Looking back, Paulsen said Sasner should be commended for the foundation she built. There were players from Alaska, California, Michigan, Minnesota, Rhode Island, Texas, Washington and Wisconsin as well as Saskatchewan.
"She did a great job of getting a core group of kids," Paulsen said. "We were close, we were hard-working and we had our hearts in it. She did a great job of getting good people who were passionate about the game, about the school and about each other."
During an interview that season, Sasner predicted the Badgers would be on national footing within five years. Her departure gave way to the arrival of Mark Johnson as coach in 2002. Wisconsin won the first of five NCAA titles in 2006 and is still going strong.

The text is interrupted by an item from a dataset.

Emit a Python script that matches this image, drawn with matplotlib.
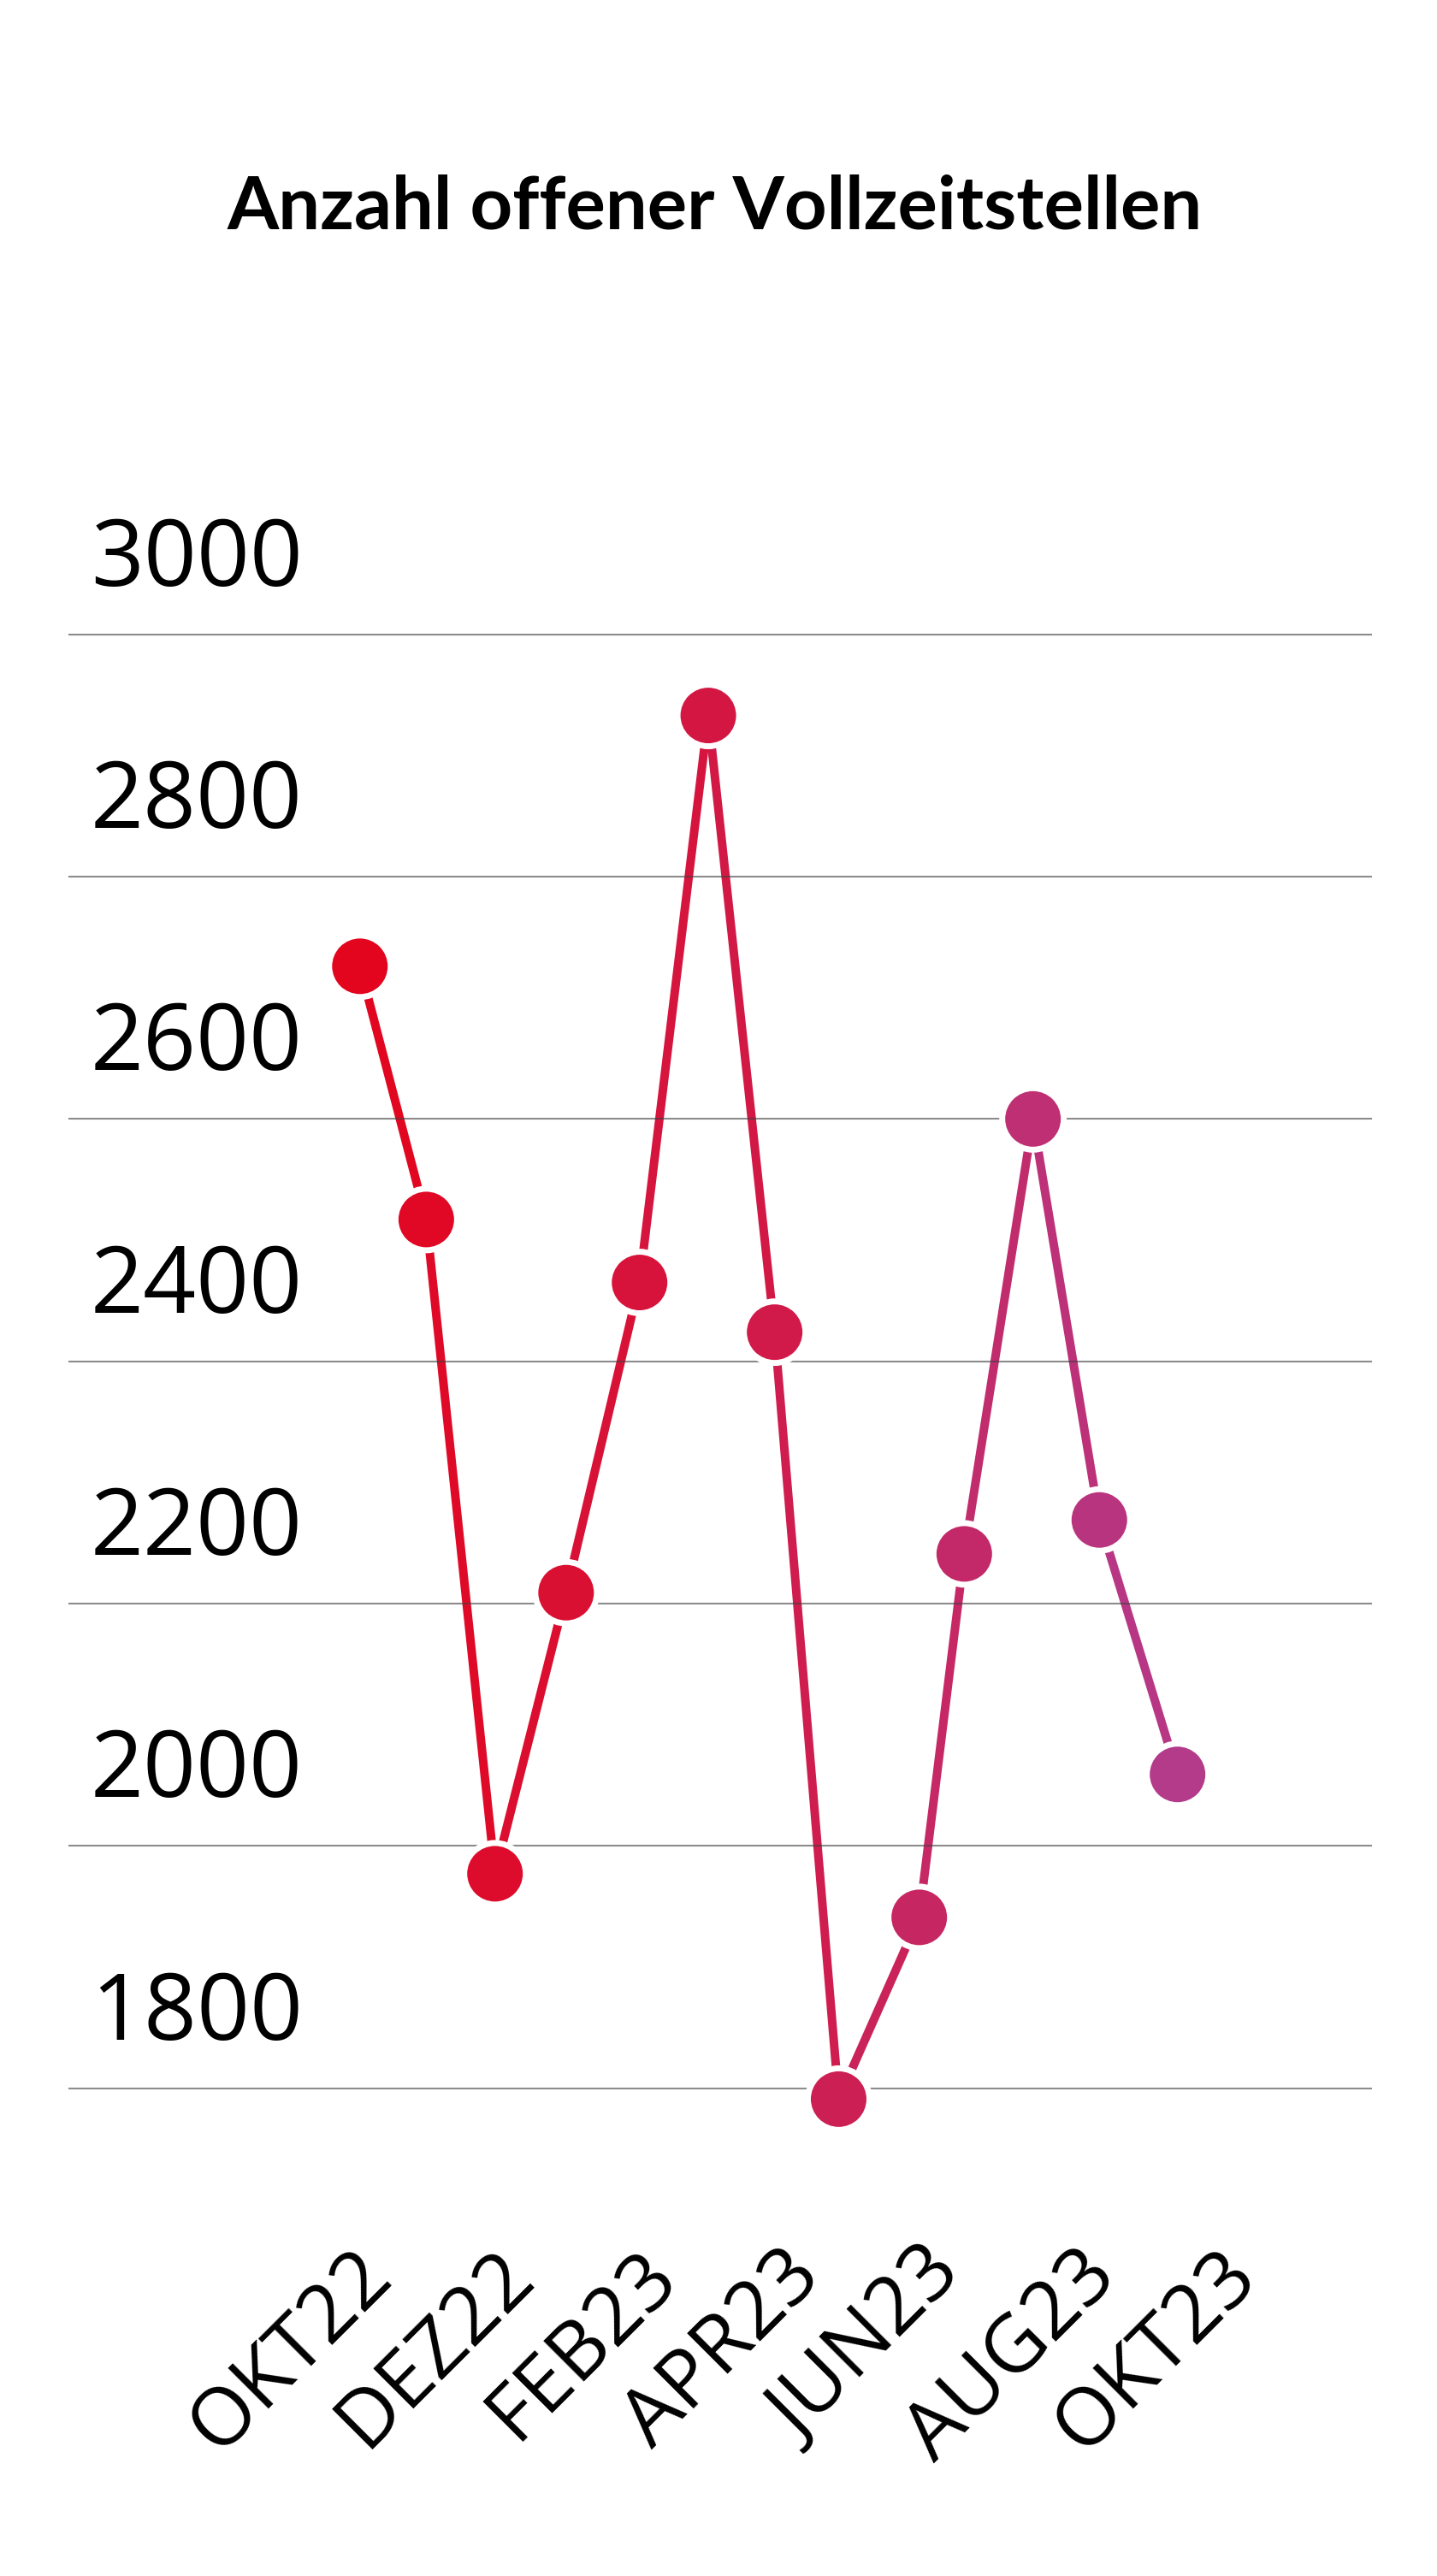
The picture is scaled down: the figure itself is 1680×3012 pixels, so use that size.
#!/usr/bin/env python3
import matplotlib
matplotlib.use("Agg")
import matplotlib.pyplot as plt
import matplotlib.dates as mdates
import matplotlib.transforms as mtransforms
from matplotlib import font_manager
from matplotlib.collections import LineCollection
from matplotlib.colors import LinearSegmentedColormap
import numpy as np

# data (offene Vollzeitstellen per survey date)
dates = ["2022-10-30", "2022-11-27", "2022-12-26", "2023-01-25", "2023-02-25",
         "2023-03-26", "2023-04-23", "2023-05-20", "2023-06-23", "2023-07-12",
         "2023-08-10", "2023-09-07", "2023-10-10"]
values = [2726, 2517, 1977, 2209, 2465, 2933, 2424, 1791, 1941, 2241, 2600, 2269, 2059]

tick_dates = ["2022-10-01", "2022-12-01", "2023-02-01", "2023-04-01",
              "2023-06-01", "2023-08-01", "2023-10-01"]
tick_labels = ["OKT22", "DEZ22", "FEB23", "APR23", "JUN23", "AUG23", "OKT23"]
y_ticks = [1800, 2000, 2200, 2400, 2600, 2800, 3000]

TITLE = "Anzahl offener Vollzeitstellen"


def title_font():
    # the original title uses a narrow bold face; take one if installed
    narrow = {"condensed", "semi-condensed", "extra-condensed"}
    found = set()
    for f in font_manager.fontManager.ttflist:
        w = f.weight if isinstance(f.weight, int) else (700 if f.weight == "bold" else 400)
        if w >= 600 and (f.stretch in narrow or "narrow" in f.name.lower()):
            found.add((f.name, f.stretch))
    for pref in ["Liberation Sans Narrow", "Noto Sans", "Open Sans", "Roboto"]:
        for name, st in found:
            if name == pref:
                return name, st
    return "Lato", "normal"


x = mdates.date2num(np.array(dates, dtype="datetime64[D]"))
y = np.array(values, dtype=float)
xt = mdates.date2num(np.array(tick_dates, dtype="datetime64[D]"))

cmap = LinearSegmentedColormap.from_list(
    "redmag", [(0.0, "#e3051e"), (0.5, "#d11a48"), (1.0, "#b43a8a")])

fig = plt.figure(figsize=(16.8, 30.12), dpi=100)
ax = fig.add_axes([0.0476, 0.14233, 0.9071, 0.65847])

# gradient position along x
frac = (x - x[0]) / (x[-1] - x[0])
seg_frac = (frac[:-1] + frac[1:]) / 2
segs = np.stack([np.column_stack([x[:-1], y[:-1]]),
                 np.column_stack([x[1:], y[1:]])], axis=1)
lc = LineCollection(segs, colors=cmap(seg_frac), linewidths=7.2,
                    capstyle="butt", zorder=1.5)
ax.add_collection(lc)

for v in y_ticks:
    ax.axhline(v, color="#404040", alpha=0.6, lw=1.5, zorder=2)

ax.scatter(x, y, s=2683, c=cmap(frac), edgecolors="white", linewidths=5,
           zorder=3)

ax.set_xlim(mdates.date2num(np.datetime64("2022-06-29")),
            mdates.date2num(np.datetime64("2023-12-31")))
ax.set_ylim(1700, 3100)

for s in ax.spines.values():
    s.set_visible(False)
ax.set_yticks([])
ax.set_xticks(xt)
ax.set_xticklabels(tick_labels, rotation=45, fontsize=68, family="Open Sans")
ax.tick_params(axis="x", length=0, pad=22)

# y labels sit left-aligned above their grid line
trans = mtransforms.blended_transform_factory(fig.transFigure, ax.transData)
trans = mtransforms.offset_copy(trans, fig=fig, y=57, units="dots")
for v in y_ticks:
    ax.text(0.0631, v, str(v), transform=trans, ha="left", va="baseline",
            fontsize=78, family="Open Sans", color="black")

fam, stretch = title_font()
title = fig.text(0.4976, 0.9112, TITLE, ha="center", va="baseline",
                 fontsize=72, fontweight="bold", fontstretch=stretch,
                 family=[fam, "DejaVu Sans"])
# size the title so its width matches the original (~1141 px)
fig.canvas.draw()
w = title.get_window_extent().width
title.set_fontsize(min(72 * 1141 / w, 78))

fig.savefig("out.png", dpi=100, facecolor="white")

The first graduating class had eight members: Paulsen, Kendra Antony, Kathy Devereaux, Kelly Kegley, Jackie MacMillan, Julia Ortenzio, Michelle Sikich and Kerry Weiland.
"We were all leaders," Paulsen said. "We were in it together."
The new weekly #NCAAWHockey poll is out! 1 - @BadgerWHockey 2- @GopherWHockey 3 - @GoNUwhockey 4 - @CUknights 5 - @CornellWHockey
— NCAA Ice Hockey (@NCAAIceHockey) October 7, 2019
What piece of the puzzle did Paulsen and her ground-breaking teammates create?
"Right from the start, day one, we were very, very close," she said. "You look at our team now and we're very close.
"We kind of set the standard that we're all one group here. It's not freshman, sophomore, junior, senior. It was all as one."
Everyone picked up pucks after practice. Everyone helps load and unload the bus.
All the reminiscing brought a smile to Paulsen's face.
"I wish I had one more year," she said.